>> start Source material

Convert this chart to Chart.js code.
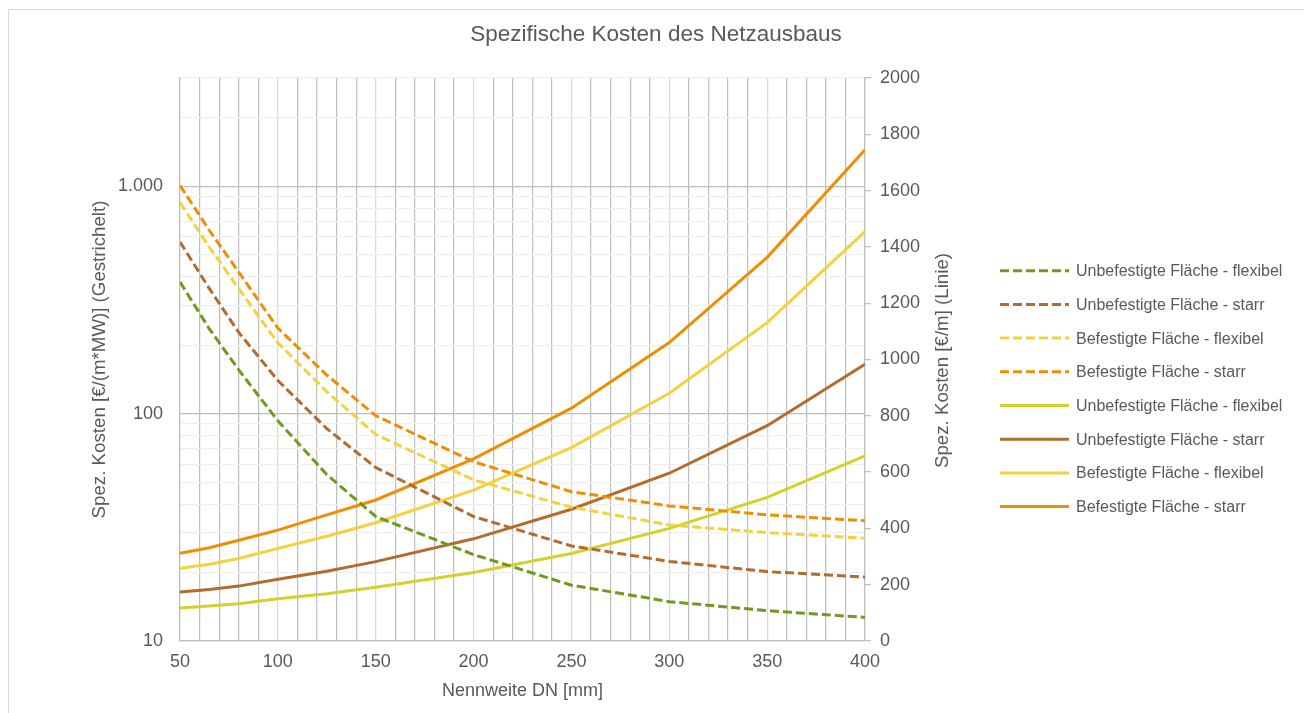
<!DOCTYPE html>
<html lang="de">
<head>
<meta charset="utf-8">
<title>Spezifische Kosten des Netzausbaus</title>
<script src="https://cdn.jsdelivr.net/npm/chart.js@4.4.1/dist/chart.umd.min.js"></script>
<style>
  html, body { margin: 0; padding: 0; background: #ffffff; }
  #wrap { width: 1304px; height: 713px; }
</style>
</head>
<body>
<div id="wrap"><canvas id="c" width="1304" height="713"></canvas></div>
<script>
// Nennweiten (x) in mm
const DN = [50, 65, 80, 100, 125, 150, 200, 250, 300, 350, 400];

// Spezifische Kosten je Leistung [€/(m*MW)] – gestrichelt, linke (log) Achse
const unbefFlexMW  = [380, 236, 156, 93, 54, 35.3, 24.0, 17.6, 14.9, 13.6, 12.7];
const unbefStarrMW = [570, 355, 228, 140, 86, 58, 35.3, 26.2, 22.4, 20.2, 19.1];
const befFlexMW    = [850, 540, 355, 205, 125, 81, 51.2, 38.8, 32.4, 30.0, 28.3];
const befStarrMW   = [1010, 640, 420, 238, 148, 98, 61.5, 45.4, 39.3, 35.9, 33.8];

// Spezifische Kosten je Meter [€/m] – Linie, rechte Achse
const unbefFlexM  = [117, 124, 132, 150, 168, 191, 243, 311, 400, 510, 658];
const unbefStarrM = [174, 183, 195, 219, 248, 282, 363, 468, 596, 765, 983];
const befFlexM    = [258, 273, 293, 329, 372, 420, 536, 687, 880, 1131, 1454];
const befStarrM   = [312, 331, 358, 394, 448, 501, 647, 827, 1060, 1363, 1745];

const seriesNames = [
  'Unbefestigte Fläche - flexibel',
  'Unbefestigte Fläche - starr',
  'Befestigte Fläche - flexibel',
  'Befestigte Fläche - starr'
];

// Achsenbeschriftungen
const logTicks = [10, 20, 30, 40, 50, 60, 70, 80, 90, 100, 200, 300, 400, 500, 600, 700, 800, 900, 1000, 2000, 3000];
const logLabels = { 10: '10', 100: '100', 1000: '1.000' };
const xTicks = [];
for (let v = 50; v <= 400; v += 10) xTicks.push(v);

const COL = {
  green: '#6f9a1f',
  brown: '#b26c2d',
  yellow: '#f3d23f',
  orange: '#ee8f03',
  lime: '#d5d12b'
};
const TEXT = '#595959';
const FONT = "'Liberation Sans', Arial, sans-serif";
const DASH = [9, 4];

const pts = (ys) => DN.map((x, i) => ({ x, y: ys[i] }));

function ds(label, values, color, dashed, axis) {
  return {
    label,
    data: pts(values),
    borderColor: color,
    backgroundColor: color,
    borderWidth: 3,
    borderDash: dashed ? DASH : [],
    pointRadius: 0,
    tension: 0,
    fill: false,
    yAxisID: axis
  };
}

const datasets = [
  ds(seriesNames[0], unbefFlexMW, COL.green, true, 'yL'),
  ds(seriesNames[1], unbefStarrMW, COL.brown, true, 'yL'),
  ds(seriesNames[2], befFlexMW, COL.yellow, true, 'yL'),
  ds(seriesNames[3], befStarrMW, COL.orange, true, 'yL'),
  ds(seriesNames[0], unbefFlexM, COL.lime, false, 'yR'),
  ds(seriesNames[1], unbefStarrM, COL.brown, false, 'yR'),
  ds(seriesNames[2], befFlexM, COL.yellow, false, 'yR'),
  ds(seriesNames[3], befStarrM, COL.orange, false, 'yR')
];

// Rahmen, Titel, Achsentitel und Legende
const decor = {
  id: 'decor',
  beforeDraw(chart) {
    const c = chart.ctx;
    c.save();
    c.fillStyle = '#ffffff';
    c.fillRect(0, 0, chart.width, chart.height);
    c.strokeStyle = '#d9d9d9';
    c.lineWidth = 1;
    c.strokeRect(8.5, 9.5, 1400, 800);
    c.restore();
  },
  afterDraw(chart) {
    const c = chart.ctx;
    const a = chart.chartArea;
    const midY = (a.top + a.bottom) / 2;
    c.save();
    c.fillStyle = TEXT;
    c.textBaseline = 'middle';

    c.font = `22.5px ${FONT}`;
    c.textAlign = 'center';
    c.fillText('Spezifische Kosten des Netzausbaus', 656, 35);

    c.font = `18px ${FONT}`;
    c.fillText('Nennweite DN [mm]', (a.left + a.right) / 2, 691);

    c.font = `18.7px ${FONT}`;
    c.save();
    c.translate(100, midY);
    c.rotate(-Math.PI / 2);
    c.fillText('Spez. Kosten [€/(m*MW)] (Gestrichelt)', 0, 0);
    c.restore();

    c.save();
    c.translate(943, midY + 1);
    c.rotate(-Math.PI / 2);
    c.fillText('Spez. Kosten [€/m] (Linie)', 0, 0);
    c.restore();

    // Legende
    const x0 = 1000, x1 = 1069, y0 = 270.7, step = 33.7;
    c.font = `16px ${FONT}`;
    c.textAlign = 'left';
    chart.data.datasets.forEach((d, i) => {
      const y = y0 + i * step;
      c.save();
      c.strokeStyle = d.borderColor;
      c.lineWidth = 3;
      c.setLineDash(d.borderDash || []);
      c.beginPath();
      c.moveTo(x0, y);
      c.lineTo(x1, y);
      c.stroke();
      c.restore();
      c.fillStyle = TEXT;
      c.fillText(d.label, 1076, y + 1);
    });
    c.restore();
  }
};

const tickFont = { family: FONT, size: 18 };

new Chart(document.getElementById('c'), {
  type: 'line',
  data: { datasets },
  options: {
    responsive: false,
    animation: false,
    events: [],
    layout: { padding: { left: 80, top: 78, right: 339, bottom: 0 } },
    plugins: {
      legend: { display: false },
      title: { display: false },
      tooltip: { enabled: false }
    },
    scales: {
      x: {
        type: 'linear',
        min: 50,
        max: 400,
        afterBuildTicks(s) { s.ticks = xTicks.map(v => ({ value: v })); },
        afterFit(s) { s.height = 72; },
        ticks: {
          autoSkip: false,
          maxRotation: 0,
          padding: 10,
          color: TEXT,
          font: tickFont,
          callback: (v) => (v % 50 === 0 ? String(v) : '')
        },
        grid: {
          drawTicks: false,
          lineWidth: 1.25,
          color: (ctx) => (ctx.tick && ctx.tick.value % 50 === 0 ? '#d9d9d9' : '#bfbfbf')
        },
        border: { color: '#bfbfbf', width: 1.25 }
      },
      yL: {
        type: 'logarithmic',
        position: 'left',
        min: 10,
        max: 3000,
        afterBuildTicks(s) { s.ticks = logTicks.map(v => ({ value: v, major: !!logLabels[v] })); },
        afterFit(s) { s.width = 100; },
        ticks: {
          autoSkip: false,
          padding: 17,
          color: TEXT,
          font: tickFont,
          callback: (v) => logLabels[v] || ''
        },
        grid: {
          drawTicks: false,
          lineWidth: 1.25,
          color: (ctx) => (ctx.tick && logLabels[ctx.tick.value] ? '#bfbfbf' : '#efefef')
        },
        border: { color: '#bfbfbf', width: 1.25 }
      },
      yR: {
        type: 'linear',
        position: 'right',
        min: 0,
        max: 2000,
        afterFit(s) { s.width = 100; },
        ticks: {
          stepSize: 200,
          padding: 9,
          color: TEXT,
          font: tickFont,
          callback: (v) => String(v)
        },
        grid: {
          drawOnChartArea: false,
          drawTicks: true,
          tickLength: 6,
          lineWidth: 1.25,
          color: '#bfbfbf'
        },
        border: { color: '#bfbfbf', width: 1.25 }
      }
    }
  },
  plugins: [decor]
});
</script>
</body>
</html>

>> end Source material

Goal of the exercise:
Pictures stay out. Print the data exactly, from its first line through the line containing "300, 350, 400];".

The response:
Convert this chart to Chart.js code.
<!DOCTYPE html>
<html lang="de">
<head>
<meta charset="utf-8">
<title>Spezifische Kosten des Netzausbaus</title>
<script src="https://cdn.jsdelivr.net/npm/chart.js@4.4.1/dist/chart.umd.min.js"></script>
<style>
  html, body { margin: 0; padding: 0; background: #ffffff; }
  #wrap { width: 1304px; height: 713px; }
</style>
</head>
<body>
<div id="wrap"><canvas id="c" width="1304" height="713"></canvas></div>
<script>
// Nennweiten (x) in mm
const DN = [50, 65, 80, 100, 125, 150, 200, 250, 300, 350, 400];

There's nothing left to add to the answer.